Nora racconta, non supportata da flashback di alcun tipo, di un viaggio nell'altrove. Un mondo in cui, strano non averci pensato prima, il 98% delle persone sono scomparse. Talmente tragico era sembrato il mondo di The Leftovers fino a oggi che questa eventualità ci colpisce con grande ferocia. Una tragedia se possibile ancora più grande, dato che in questo mondo le abitudini sono dovute cambiare parecchio. Nora racconta di aver ritrovato i propri figli, cresciuti, ormai lontani da lei, e di aver capito come quello non era più il suo posto. Tornata indietro, si è lasciata tutto alle spalle e ha continuato la propria vita quasi in isolamento.
"It's just a nicer story". Non ci sono prove del racconto di Nora, solo l'esigenza di costruire una verità che non danneggia nessuno e nella quale si può trovare un momento consolatorio. Qualcun altro dovrà crederci per renderla reale, e Kevin è lì per quel motivo. Nora si è già punita abbastanza. La colpa, beninteso, è quella condivisa con il resto dell’umanità, quella a cui si rifacevano tempo prima i Guilty Remnants. Siamo rimasti, siamo sopravvissuti, e abbiamo la responsabilità di trovare un senso anche per chi non c’è più. A questo Nora potrebbe aver aggiunto un pentimento in estremo, qualcosa che per paura l’ha allontanata per sempre dalla prospettiva di ritrovare i suoi figli. C’è molta simbologia, anche troppo ovvia, nel momento in cui la donna prende su di sé i segni del sacrificio lasciato sull’animale che toglie i peccati dal mondo. E comunque non è sufficiente a trovare un senso, perché nessuna punizione può farlo. Sarà retorico, ma è vero: solo l’amore può.
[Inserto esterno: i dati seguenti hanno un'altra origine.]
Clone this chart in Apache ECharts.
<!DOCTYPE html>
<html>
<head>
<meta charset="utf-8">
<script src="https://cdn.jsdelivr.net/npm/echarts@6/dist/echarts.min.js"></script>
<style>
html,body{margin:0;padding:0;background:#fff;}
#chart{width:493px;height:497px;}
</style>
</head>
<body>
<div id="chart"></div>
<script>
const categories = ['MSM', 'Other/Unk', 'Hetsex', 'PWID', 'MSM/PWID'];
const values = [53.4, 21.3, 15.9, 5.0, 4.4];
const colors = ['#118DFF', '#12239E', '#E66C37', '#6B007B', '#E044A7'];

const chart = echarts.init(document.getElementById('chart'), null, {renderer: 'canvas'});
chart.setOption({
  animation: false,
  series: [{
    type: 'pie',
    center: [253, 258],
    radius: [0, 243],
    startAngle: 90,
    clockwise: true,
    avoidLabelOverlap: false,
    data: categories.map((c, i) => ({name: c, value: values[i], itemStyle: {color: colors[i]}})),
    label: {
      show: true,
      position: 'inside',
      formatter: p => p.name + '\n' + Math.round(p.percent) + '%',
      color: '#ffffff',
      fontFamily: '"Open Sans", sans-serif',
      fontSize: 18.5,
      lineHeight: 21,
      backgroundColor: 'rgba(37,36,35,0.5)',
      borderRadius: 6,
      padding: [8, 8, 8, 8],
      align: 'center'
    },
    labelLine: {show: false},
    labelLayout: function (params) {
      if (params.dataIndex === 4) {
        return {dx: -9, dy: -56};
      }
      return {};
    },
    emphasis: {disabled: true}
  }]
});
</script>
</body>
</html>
Kevin e Nora, tutto qui, non serve altro a dare senso alla vita. Perché la vita, di per sé, semplicemente non ha un senso. Non c’è una risposta da trovare (e se una risposta esiste, è il classico e irrazionale 42), non c’è una grande verità da scoprire, c’è solo un presente tutt’altro che eterno nel quale abbiamo il dovere – nei confronti di noi stessi e delle persone a cui vogliamo bene che non ci sono più – di andare avanti. Al di là dei Guilty Remnants per Laurie, della Chiesa per Matt, dei falsi profeti come Kevin, il senso dell’esistenza, la risposta finale, non è là fuori, non è nella costante domanda “What are they doing in Heaven today?”. Dovremo sempre cercarla dentro di noi, trovando per il mondo il senso che vogliamo che abbia.
The Leftovers finisce così, con un ritorno alle radici, alla semplicità, al rapporto tra un uomo e una donna da soli ai confini del mondo, Adamo ed Eva pronti a coltivare il loro paradiso in terra. E, come le colombe, pronti a tornare a casa.